Hey everyone, just thought I'd do a post regarding over eating and binging and about what has helped me to change my old habits into healthier habits.
I also want to say I've never been diagnosed with BED, I did have binges and I did over eat, I'd say maybe more so a food addiction..but regardless, I had issues related to food.
Firstly, finding the roots of my issues, when it all started has helped me alot to figure out what my triggers were, what my trigger foods were as well.
Realising that it was very much related to my emotions, when I was young I don't think I was in a position to be emotional and express myself which made me turn to food as a way to cope and realising it and being honest with myself has helped me so much.
Also having deep emotional conversations with the people around me that I trust about it has helped so much, to see people that cares for me understanding where I was coming from was very helpful.
I think it can be a very good start to get rid of the guilt and shame that comes with being fat, that no I wasn't just lazy, that I had traumas, that I was depressed probably for years and that It was sadly just a bad coping but also, that I could have turned to something else that'd have been way more harmful to myself. And that's without saying that being obese is harmful but It could have been alcohol, drugs.

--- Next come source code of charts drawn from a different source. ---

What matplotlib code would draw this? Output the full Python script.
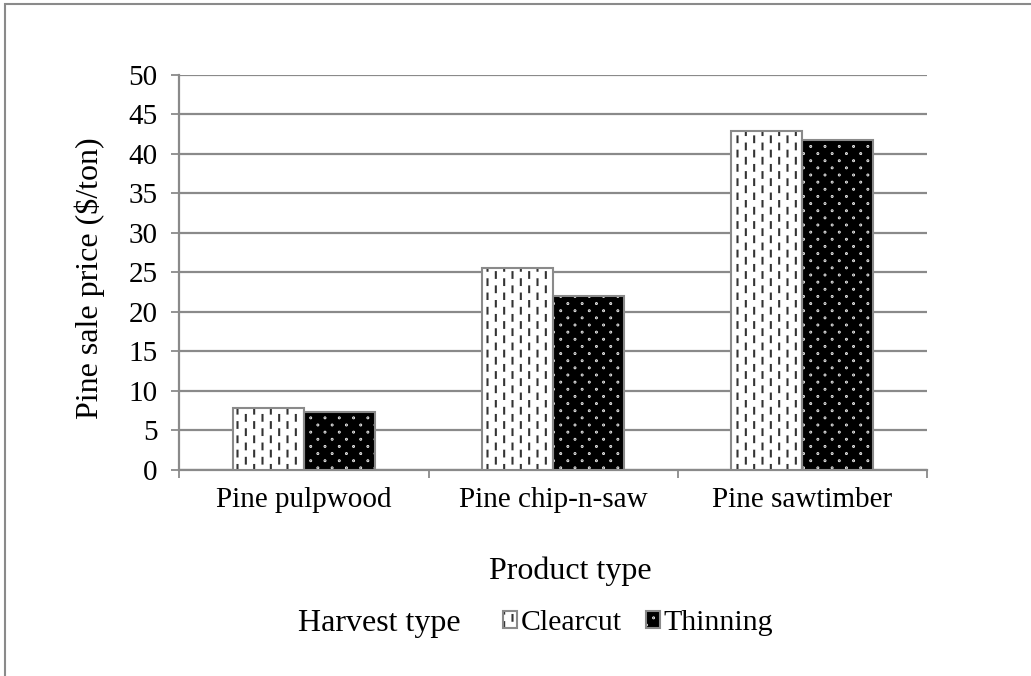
import numpy as np
import matplotlib
matplotlib.use("Agg")
import matplotlib.pyplot as plt
import matplotlib.hatch as mhatch
from matplotlib.path import Path
from matplotlib.patches import Rectangle

# data
products = ["Pine pulpwood", "Pine chip-n-saw", "Pine sawtimber"]
clearcut = [7.8, 25.6, 42.9]
thinning = [7.3, 22.0, 41.7]
series_labels = ["Clearcut", "Thinning"]
yticks = [0, 5, 10, 15, 20, 25, 30, 35, 40, 45, 50]


# staggered short vertical dashes ('|') and staggered small dots ('.')
class DashedVertical(mhatch.HatchPatternBase):
    ncols = 12
    nrows = 7
    dash = 0.40

    def __init__(self, hatch, density):
        self.on = hatch.count('|') > 0
        self.num_vertices = self.ncols * self.nrows * 2 if self.on else 0

    def set_vertices_and_codes(self, vertices, codes):
        k = 0
        for i in range(self.ncols):
            x = (i + 0.5) / self.ncols
            shift = 0.5 if i % 2 else 0.0
            for j in range(self.nrows):
                y0 = (j + shift) / self.nrows + 0.05 / self.nrows
                vertices[k] = (x, y0)
                vertices[k + 1] = (x, y0 + self.dash / self.nrows)
                codes[k] = Path.MOVETO
                codes[k + 1] = Path.LINETO
                k += 2


class StaggerDots(mhatch.HatchPatternBase):
    nrows = 14
    ncols = 7

    def __init__(self, hatch, density):
        self.on = hatch.count('.') > 0
        circ = Path.unit_circle()
        self.shape_vertices = circ.vertices * 0.004
        self.shape_codes = circ.codes
        n = len(self.shape_vertices)
        self.num_vertices = self.nrows * self.ncols * n if self.on else 0

    def set_vertices_and_codes(self, vertices, codes):
        n = len(self.shape_vertices)
        k = 0
        for j in range(self.nrows):
            y = (j + 0.5) / self.nrows
            shift = 0.5 if j % 2 else 0.0
            for i in range(self.ncols):
                x = (i + 0.25 + shift) / self.ncols
                vertices[k:k + n] = self.shape_vertices + (x, y)
                codes[k:k + n] = self.shape_codes
                k += n


mhatch._hatch_types = [h for h in mhatch._hatch_types
                       if h not in (mhatch.VerticalHatch, mhatch.SmallFilledCircles)]
mhatch._hatch_types += [DashedVertical, StaggerDots]

TICK_SIZE = 21
TITLE_SIZE = 23
LEGEND_SIZE = 21.5

plt.rcParams['font.family'] = ['Liberation Serif', 'DejaVu Serif']
plt.rcParams['font.size'] = TICK_SIZE
plt.rcParams['hatch.linewidth'] = 1.5

GRAY = '#8a8a8a'

fig = plt.figure(figsize=(10.31, 6.76), dpi=100)
ax = fig.add_axes([0.1741, 0.3047, 0.7250, 0.5849])

x = np.arange(len(products))
w = 0.285

c_fill = ax.bar(x - w / 2, clearcut, w, color='white', edgecolor='#333333',
                linewidth=0, hatch='|', zorder=3)
c_edge = ax.bar(x - w / 2, clearcut, w, fill=False, edgecolor=GRAY,
                linewidth=1.5, zorder=4)
t_fill = ax.bar(x + w / 2, thinning, w, color='black', edgecolor='white',
                linewidth=0, hatch='.', zorder=3)
t_edge = ax.bar(x + w / 2, thinning, w, fill=False, edgecolor=GRAY,
                linewidth=1.5, zorder=4)

ax.set_xlim(-0.5, 2.5)
ax.set_ylim(0, 50)
ax.set_yticks(yticks)
ax.yaxis.grid(True, color=GRAY, linewidth=1.6, zorder=0)
ax.set_axisbelow(True)

ax.set_xticks(x)
ax.set_xticklabels(products)
ax.set_xticks([-0.5, 0.5, 1.5, 2.5], minor=True)
ax.tick_params(axis='x', which='major', length=0, pad=12)
ax.tick_params(axis='x', which='minor', length=5.5, width=1.3, color=GRAY)
ax.tick_params(axis='y', length=5.8, width=1.3, color=GRAY, pad=10)

for side in ['top', 'right']:
    ax.spines[side].set_visible(False)
for side in ['left', 'bottom']:
    ax.spines[side].set_color(GRAY)
    ax.spines[side].set_linewidth(1.6)

W, H = 1031.0, 676.0
fig.text(90 / W, 1 - 278 / H, "Pine sale price ($/ton)", rotation=90,
         ha='center', va='center', fontsize=TITLE_SIZE)
fig.text(570 / W, 1 - 571 / H, "Product type", ha='center', va='center',
         fontsize=TITLE_SIZE)
fig.text(379 / W, 1 - 623 / H, "Harvest type", ha='center', va='center',
         fontsize=TITLE_SIZE)

fig.legend([(c_fill, c_edge), (t_fill, t_edge)], series_labels,
           loc='center left', bbox_to_anchor=(503 / W, 1 - 623 / H),
           ncol=2, frameon=False, borderpad=0, borderaxespad=0,
           fontsize=LEGEND_SIZE,
           handlelength=0.47, handleheight=0.47, handletextpad=0.13,
           columnspacing=0.8)

fig.add_artist(Rectangle((5 / W, -0.1), 1.2, 1 - 4 / H + 0.1, fill=False,
                         edgecolor=GRAY, linewidth=1.5,
                         transform=fig.transFigure, clip_on=False))

fig.savefig("out.png", dpi=100)
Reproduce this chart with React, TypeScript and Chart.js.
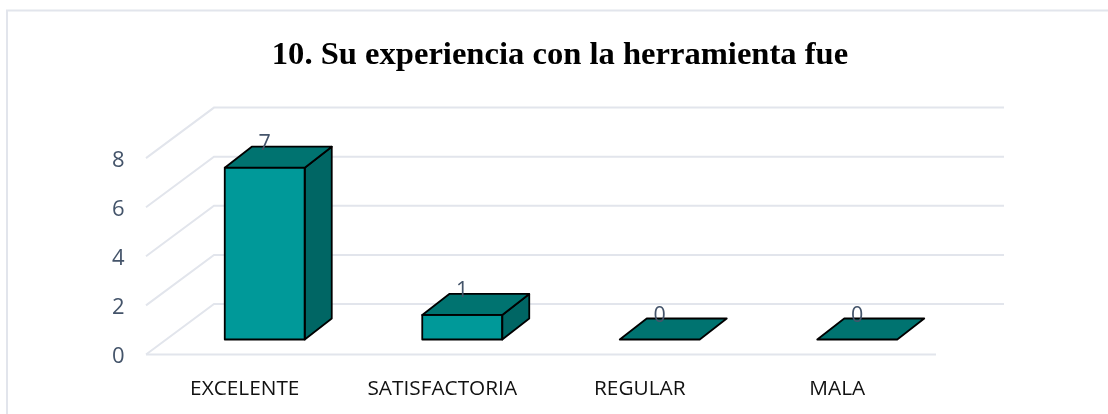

Then, looking at my food habits compared to how a normal healthy eating person would be eating in a day was a big eye opener. To realise that I've been treating myself everyday with no restrictions for years, without second thinking about it, just eating everything I wanted..It was very hard, I cried alot about this, thinking of how much food I'd eat in a day sometimes, coming to term with the fact that it wasn't normal.
Coming to term with the fact that you're not supposed to have dessert, sweets and salty snacks on the daily but not only that, having big portions of it, multiple times in a day.
For me it was really just a switch and it wasn't easy but slowly seeing food as nutrition for my body, trying to feed my body what it needed and not what I craved. It doesn't happen overnight but now, what I crave are actually good things for my body 85% of the time bc I genuinly love the food but also because ik it's good for my body. Now, I can honestly say I felt like crap all the time bc of food and just to not feel like this anymore, it's worth it.
Watching Obese to beast videos on youtube regarding obesity and food as a whole has helped me realise so much bc I could see myself in the people he was talking about and in the issues he was talking about.
I know that some people need actual therapy and can't just change on their own like that but Ik many just don't know where to start and regardless of therapy I think it needs to start with will power to change and to make better decisions so yeah, I hope my post is gonna be helpful to someone out there..
Regarding weightloss, simply CICO, balance and healthier options. I've come to realise that the weight will eventually come off if you do the right things.